The research, published in the Journal of Occupational Therapy Education, showed improvements in the students’ self-reported knowledge of culturally responsive care following a nine-hour Social and Cultural Concepts Module. The training is seen by some as an early step to addressing the disparities in health outcomes among some racial and ethnic groups that result from unequal access to health care.
As part of the module, students reviewed case studies of patients from diverse backgrounds, conducted face-to-face interviews with patients from diverse backgrounds about their care, and journaled about their observations related to culture and health care. The 35 entry-level doctor of occupational therapy students who took part in the module and the pre- and post-surveys reported improved understanding and comfort with 22 of the 30 concepts measured—pointing to the benefit of incorporating such culturally responsive training into the curriculum, researchers found.
‘I knew it was low, but not that low’
Robert Freeman, OTD ’20, one of seven graduate researchers on a team lead by Professor Elizabeth Ching, said the study led to an ah-ha moment he hadn’t anticipated.

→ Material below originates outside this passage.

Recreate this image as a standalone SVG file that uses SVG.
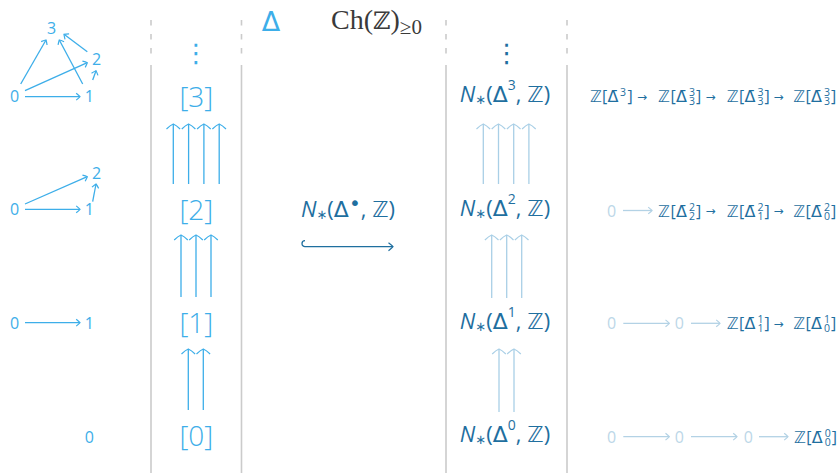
<svg xmlns="http://www.w3.org/2000/svg" width="839" height="473" viewBox="0 0 839 473">
  <style>
    text { font-family: "Open Sans", "Noto Sans", "DejaVu Sans", sans-serif; }
    .lb { fill: #3daee9; }
    .db { fill: #1f6f9f; }
    .fd { fill: #bcd7e8; }
    .zz { font-family: "DejaVu Sans", sans-serif; }
    .dig { font-size: 16px; }
    .br { font-size: 28px; font-weight: 300; text-anchor: middle; }
    .nn { font-size: 22px; text-anchor: middle; }
    .ch { font-size: 16px; }
    .sc { font-size: 10.5px; }
    .ar { font-family: "DejaVu Sans", sans-serif; font-size: 12px; }
    .div { stroke: #cbcbcb; stroke-width: 1.6; fill: none; }
    .dash { stroke-dasharray: 5.5 8.5; }
    .cl { stroke: #3daee9; stroke-width: 1.3; fill: none; }
    .cf { stroke: #a9cfe6; stroke-width: 1.3; fill: none; }
    .cz { stroke: #b3d2e5; stroke-width: 1.3; fill: none; }
    .cd { stroke: #1f6f9f; stroke-width: 1.3; fill: none; }
  </style>
  <defs>
    <marker id="hL" markerUnits="userSpaceOnUse" viewBox="-10 -10 20 20" markerWidth="20" markerHeight="20" refX="0" refY="0" orient="auto" overflow="visible">
      <path d="M-5,-6.8 Q-1.2,-3 0,0 Q-1.2,3 -5,6.8" fill="none" stroke="#3daee9" stroke-width="1.2"/>
    </marker>
    <marker id="hF" markerUnits="userSpaceOnUse" viewBox="-10 -10 20 20" markerWidth="20" markerHeight="20" refX="0" refY="0" orient="auto" overflow="visible">
      <path d="M-5,-6.8 Q-1.2,-3 0,0 Q-1.2,3 -5,6.8" fill="none" stroke="#a9cfe6" stroke-width="1.2"/>
    </marker>
    <marker id="hS" markerUnits="userSpaceOnUse" viewBox="-10 -10 20 20" markerWidth="20" markerHeight="20" refX="0" refY="0" orient="auto" overflow="visible">
      <path d="M-3.8,-3.4 Q-1,-1.2 0,0 Q-1,1.2 -3.8,3.4" fill="none" stroke="#3daee9" stroke-width="1.2"/>
    </marker>
    <marker id="hZ" markerUnits="userSpaceOnUse" viewBox="-10 -10 20 20" markerWidth="20" markerHeight="20" refX="0" refY="0" orient="auto" overflow="visible">
      <path d="M-3.8,-3.4 Q-1,-1.2 0,0 Q-1,1.2 -3.8,3.4" fill="none" stroke="#b3d2e5" stroke-width="1.2"/>
    </marker>
    <marker id="hD" markerUnits="userSpaceOnUse" viewBox="-10 -10 20 20" markerWidth="20" markerHeight="20" refX="0" refY="0" orient="auto" overflow="visible">
      <path d="M-4.5,-4 Q-1,-1.3 0,0 Q-1,1.3 -4.5,4" fill="none" stroke="#1f6f9f" stroke-width="1.2"/>
    </marker>
  </defs>

  <!-- column dividers: dashed above, solid below -->
  <g id="dividers">
    <path class="div dash" d="M151,20 V60 M241.5,20 V60 M446,20 V60 M567,20 V60"/>
    <path class="div" d="M151,65 V473 M241.5,65 V473 M446,65 V473 M567,65 V473"/>
  </g>

  <!-- headers -->
  <g id="header-delta">
    <text class="lb zz" x="271" y="30.5" font-size="27" text-anchor="middle">Δ</text>
  </g>
  <g id="header-ch">
    <text x="331" y="29" font-size="28" fill="#3a3a3a" style="font-family:'Liberation Serif','DejaVu Serif',serif">Ch(<tspan style="font-family:'DejaVu Serif',serif" font-size="24">ℤ</tspan>)<tspan font-size="21" dy="5">≥0</tspan></text>
  </g>

  <!-- simplices drawn as small graphs -->
  <g id="simplex-3" class="lb dig">
    <text x="51.7" y="33.7" text-anchor="middle">3</text>
    <text x="96.7" y="64.7" text-anchor="middle">2</text>
    <text x="14.5" y="102" text-anchor="middle">0</text>
    <text x="89.3" y="102" text-anchor="middle">1</text>
  </g>
  <g id="simplex-2" class="lb dig">
    <text x="96.7" y="179.3" text-anchor="middle">2</text>
    <text x="14.5" y="215" text-anchor="middle">0</text>
    <text x="89.3" y="215" text-anchor="middle">1</text>
  </g>
  <g id="simplex-1" class="lb dig">
    <text x="14.5" y="329" text-anchor="middle">0</text>
    <text x="89.3" y="329" text-anchor="middle">1</text>
  </g>
  <g id="simplex-0" class="lb dig">
    <text x="89.3" y="442.7" text-anchor="middle">0</text>
  </g>

  <!-- ordinals [n] -->
  <g id="vdots-ord"><text class="lb" x="196" y="62" font-size="26" text-anchor="middle">⋮</text></g>
  <g id="ord-3"><text class="lb br" x="196.3" y="106.5">[3]</text></g>
  <g id="ord-2"><text class="lb br" x="196.3" y="219.5">[2]</text></g>
  <g id="ord-1"><text class="lb br" x="196.3" y="332.5">[1]</text></g>
  <g id="ord-0"><text class="lb br" x="196.3" y="445.8">[0]</text></g>

  <!-- normalized chain functor -->
  <g id="functor">
    <text class="db nn" x="348" y="217"><tspan font-style="italic">N</tspan><tspan class="zz" font-size="13" dy="2">∗</tspan><tspan dy="-2">(</tspan><tspan class="zz">Δ</tspan><tspan class="zz" font-size="20" dy="-7">•</tspan><tspan dy="7">, </tspan><tspan class="zz">ℤ</tspan>)</text>
  </g>

  <!-- N_*(Δ^n, Z) column -->
  <g id="vdots-n"><text class="db" x="506.7" y="62" font-size="26" text-anchor="middle">⋮</text></g>
  <g id="n-3"><text class="db nn" x="505" y="102"><tspan font-style="italic">N</tspan><tspan class="zz" font-size="13" dy="2">∗</tspan><tspan dy="-2">(</tspan><tspan class="zz">Δ</tspan><tspan font-size="14" dy="-12">3</tspan><tspan dy="12">, </tspan><tspan class="zz">ℤ</tspan>)</text></g>
  <g id="n-2"><text class="db nn" x="505" y="215.5"><tspan font-style="italic">N</tspan><tspan class="zz" font-size="13" dy="2">∗</tspan><tspan dy="-2">(</tspan><tspan class="zz">Δ</tspan><tspan font-size="14" dy="-12">2</tspan><tspan dy="12">, </tspan><tspan class="zz">ℤ</tspan>)</text></g>
  <g id="n-1"><text class="db nn" x="505" y="328.5"><tspan font-style="italic">N</tspan><tspan class="zz" font-size="13" dy="2">∗</tspan><tspan dy="-2">(</tspan><tspan class="zz">Δ</tspan><tspan font-size="14" dy="-12">1</tspan><tspan dy="12">, </tspan><tspan class="zz">ℤ</tspan>)</text></g>
  <g id="n-0"><text class="db nn" x="505" y="442"><tspan font-style="italic">N</tspan><tspan class="zz" font-size="13" dy="2">∗</tspan><tspan dy="-2">(</tspan><tspan class="zz">Δ</tspan><tspan font-size="14" dy="-12">0</tspan><tspan dy="12">, </tspan><tspan class="zz">ℤ</tspan>)</text></g>

  <!-- explicit chain complexes -->
  <g id="chain-3" class="db ch">
    <text y="102"><tspan class="zz" x="590">ℤ</tspan><tspan x="602">[</tspan><tspan class="zz" x="607.5">Δ̄</tspan><tspan class="sc" x="620" dy="-6">3</tspan><tspan x="627.5" dy="6">]</tspan></text>
    <text class="ar" x="637" y="100.5">→</text>
    <text y="102"><tspan class="zz" x="658">ℤ</tspan><tspan x="670.5">[</tspan><tspan class="zz" x="676">Δ̄</tspan><tspan class="sc" x="689" dy="-6">3</tspan><tspan class="sc" x="689" dy="9">3</tspan><tspan x="696" dy="-3">]</tspan></text>
    <text class="ar" x="705.5" y="100.5">→</text>
    <text y="102"><tspan class="zz" x="726.7">ℤ</tspan><tspan x="739">[</tspan><tspan class="zz" x="744.5">Δ̄</tspan><tspan class="sc" x="757.5" dy="-6">3</tspan><tspan class="sc" x="757.5" dy="9">3</tspan><tspan x="764.5" dy="-3">]</tspan></text>
    <text class="ar" x="773.5" y="100.5">→</text>
    <text y="102"><tspan class="zz" x="793.3">ℤ</tspan><tspan x="805.5">[</tspan><tspan class="zz" x="811">Δ̄</tspan><tspan class="sc" x="824" dy="-6">3</tspan><tspan class="sc" x="824" dy="9">3</tspan><tspan x="831" dy="-3">]</tspan></text>
  </g>
  <g id="chain-2" class="ch">
    <text class="fd" x="611.7" y="216.5" text-anchor="middle">0</text>
    <text class="db" y="216.5"><tspan class="zz" x="658">ℤ</tspan><tspan x="670.5">[</tspan><tspan class="zz" x="676">Δ̄</tspan><tspan class="sc" x="689" dy="-6">2</tspan><tspan class="sc" x="689" dy="9">2</tspan><tspan x="696" dy="-3">]</tspan></text>
    <text class="db ar" x="705.5" y="215">→</text>
    <text class="db" y="216.5"><tspan class="zz" x="726.7">ℤ</tspan><tspan x="739">[</tspan><tspan class="zz" x="744.5">Δ̄</tspan><tspan class="sc" x="757.5" dy="-6">2</tspan><tspan class="sc" x="757.5" dy="9">1</tspan><tspan x="764.5" dy="-3">]</tspan></text>
    <text class="db ar" x="773.5" y="215">→</text>
    <text class="db" y="216.5"><tspan class="zz" x="793.3">ℤ</tspan><tspan x="805.5">[</tspan><tspan class="zz" x="811">Δ̄</tspan><tspan class="sc" x="824" dy="-6">2</tspan><tspan class="sc" x="824" dy="9">0</tspan><tspan x="831" dy="-3">]</tspan></text>
  </g>
  <g id="chain-1" class="ch">
    <text class="fd" x="611.7" y="329.3" text-anchor="middle">0</text>
    <text class="fd" x="679.3" y="329.3" text-anchor="middle">0</text>
    <text class="db" y="329.3"><tspan class="zz" x="726.7">ℤ</tspan><tspan x="739">[</tspan><tspan class="zz" x="744.5">Δ̄</tspan><tspan class="sc" x="757.5" dy="-6">1</tspan><tspan class="sc" x="757.5" dy="9">1</tspan><tspan x="764.5" dy="-3">]</tspan></text>
    <text class="db ar" x="773.5" y="327.8">→</text>
    <text class="db" y="329.3"><tspan class="zz" x="793.3">ℤ</tspan><tspan x="805.5">[</tspan><tspan class="zz" x="811">Δ̄</tspan><tspan class="sc" x="824" dy="-6">1</tspan><tspan class="sc" x="824" dy="9">0</tspan><tspan x="831" dy="-3">]</tspan></text>
  </g>
  <g id="chain-0" class="ch">
    <text class="fd" x="611.7" y="442.7" text-anchor="middle">0</text>
    <text class="fd" x="679.3" y="442.7" text-anchor="middle">0</text>
    <text class="fd" x="748.3" y="442.7" text-anchor="middle">0</text>
    <text class="db" y="442.7"><tspan class="zz" x="794">ℤ</tspan><tspan x="806.2">[</tspan><tspan class="zz" x="811.7">Δ̄</tspan><tspan class="sc" x="824.7" dy="-6">0</tspan><tspan class="sc" x="824.7" dy="9">0</tspan><tspan x="831.7" dy="-3">]</tspan></text>
  </g>

  <g id="connectors">
    <!-- face maps inside the simplices -->
    <g marker-end="url(#hS)" class="cl">
      <path d="M25,96.7 L80,96.7"/>
      <path d="M20.7,84 L46,40"/>
      <path d="M25,90.7 L87.3,62.7"/>
      <path d="M82.7,84 L59.3,40"/>
      <path d="M87.3,51.7 L64,34.3"/>
      <path d="M92.7,80 L96,70.7"/>
      <path d="M25,204 L87.3,176.7"/>
      <path d="M25,209.3 L80,209.3"/>
      <path d="M92.7,201.7 L96,184"/>
      <path d="M25,322.7 L80,322.7"/>
    </g>
    <!-- coface maps between ordinals -->
    <g marker-end="url(#hL)" class="cl">
      <path d="M173.3,184 V124"/>
      <path d="M188.6,184 V124"/>
      <path d="M203.9,184 V124"/>
      <path d="M219.2,184 V124"/>
      <path d="M181,297 V235"/>
      <path d="M196,297 V235"/>
      <path d="M211,297 V235"/>
      <path d="M188.3,410 V349"/>
      <path d="M203.3,410 V349"/>
    </g>
    <!-- induced chain maps -->
    <g marker-end="url(#hF)" class="cf">
      <path d="M483.3,184 V124"/>
      <path d="M498.5,184 V124"/>
      <path d="M513.7,184 V124"/>
      <path d="M528.9,184 V124"/>
      <path d="M491.7,298 V235"/>
      <path d="M506.7,298 V235"/>
      <path d="M521.7,298 V235"/>
      <path d="M499,412 V349"/>
      <path d="M514,412 V349"/>
    </g>
    <!-- inclusion -->
    <path class="cd" marker-end="url(#hD)" d="M305,240.7 A3,3 0 0 0 305,246.7 L393,246.7"/>
    <!-- zero maps in the chain complexes -->
    <g marker-end="url(#hZ)" class="cz">
      <path d="M623,210.5 H652"/>
      <path d="M623.3,323.3 H669.3"/>
      <path d="M691,323.3 H720"/>
      <path d="M623.3,436.7 H669.3"/>
      <path d="M691,436.7 H737"/>
      <path d="M759,436.7 H788"/>
    </g>
  </g>
</svg>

"Based on my review of the U.S. demographics from 2015 to 2018, African Americans account for just 5% to 9% of practicing occupational therapists, "said Freeman, who is African American. “I knew it was low, but not that low. That was eye-opening. What are the challenges for African Americans getting into grad school, and how can we increase the numbers?
The lack of racial diversity in occupational therapy, as well as its educational programs, are obstacles to providing culturally responsive care to all people, populations, and communities, Freeman said. It makes sense then that educating health care practitioners, including occupational therapists, to conceptualize and understand the culture of patients and to use their understanding to extend care in a culturally responsive way is critical to leveling health inequities, according to the team’s findings.
In addition to being eye-opening, working as part of the research team was great career experience since so few occupational therapy students from diverse backgrounds have such an opportunity, Freeman said.
‘We’re ahead of most’
In fact, “Our team’s research is unique, not only because there is scant research in this area, but also because all of the researchers are persons of color,” Ching pointed out. In addition to Ching and Freeman, the team included Elsa Contreras, OTD ’20, Precious Dimalanta, OTD ’20, Linda Duran, OTD ’20, Ursula Hawe, MOT ’20, Susannah Hong, OTD ’20, and Wilton Ramos, OTD ’20.
Based on the team’s findings, Ching believes it’s crucial for occupational therapy programs, and health sciences in general, to implement standardized and consistent culturally responsive curriculum.
“Cultural responsiveness education needs to be systemic rather than, as is too often the case today, a perspective left to individual instructors or even students to represent in our courses,” Ching said. “At Samuel Merritt, we’re ahead of most because we’ve taught the Social and Cultural Concepts Module since 2015 but there’s always more we can do and I think that’s part of what this research teaches us.”